Pour être concret, je te donne un exemple. Prenons un morceau nommé "deuil" je l'ai appelé "célébration". Je ne veux plus vivre dans le deuil plus longtemps, j'ai assez mariné dedans depuis ma plus tendre enfance. Je décide donc à la place de célébrer: célébrer la vie, être reconnaissante, célébrer chacune de mes victoires et celle de ceux qui m'entourent.

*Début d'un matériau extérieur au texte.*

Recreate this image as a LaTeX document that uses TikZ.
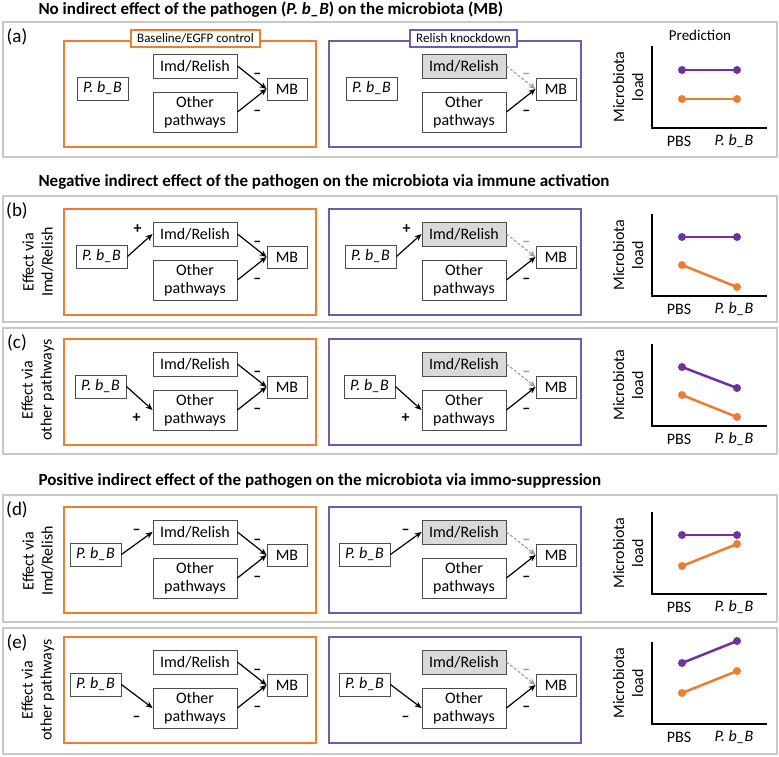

Figure-toi que j'ai pu par la suite très largement vivre cette célébration: moi qui était en fauteuil roulant électrique et déambulateur, j'ai célébré: célébré mon périmètre de marche qui s'agrandissait, célébré d'abandonner le fauteuil roulant, célébré mes sorties en canne et plus en déambulateur, célébré mes premières sorties sans canne, célébré mes premières marches en montagne, si chères à mon cœur, célébré ma descente en rappel, et les célébrations continuent.
Lignes de failles, lignes de force
Pendant longtemps j'ai tenté de donner une bonne image de moi, forte, "parfaite", sage fille, trop sage, bien sous tous rapports alors qu'intérieurement j'étais brisée. Je ne voulais surtout pas montrer mes faiblesses, craignant les critiques et d'alors me sentir encore plus brisée. La maladie par la forces des choses m'a appris à accepter mes faiblesses, physiques déjà premièrement. A demander de l'aide, à renoncer à paraître forte -même si je ne vous le cache pas, je suis très têtue et cette tendance veut parfois reprendre le dessus...
J'ai dû apprendre à dire: j'ai mal, je suis en colère, je suis brisée, je souffre, j'ai des défauts. Les exposer d'une part a permis d'enclencher un processus de restauration et de guérison, de connexion à mon moi profond, et au final à être authentique. Et ce qui était au départ mes lignes de failles, sont devenues mes lignes de force.
Depuis, dans mes tableaux faits au pastel, j'aime à intégrer des lignes faites à la feuille d'argent ou d'or en symbole de ces lignes de faille et de force.
Ces lignes qui brisent le côté lisse du tableau au pastel donnent au final du relief et une touche unique.
Ces cicatrices de ma vie deviennent ma force et le témoignage de tout le chemin parcouru. Un chemin de guérison, de restauration, de résurrection.
Le tableau présenté ci-dessus en illustration est fait au pastel, j'y ai représenté mon vase Kintsugi, celui-là même que j'ai brisé et restauré.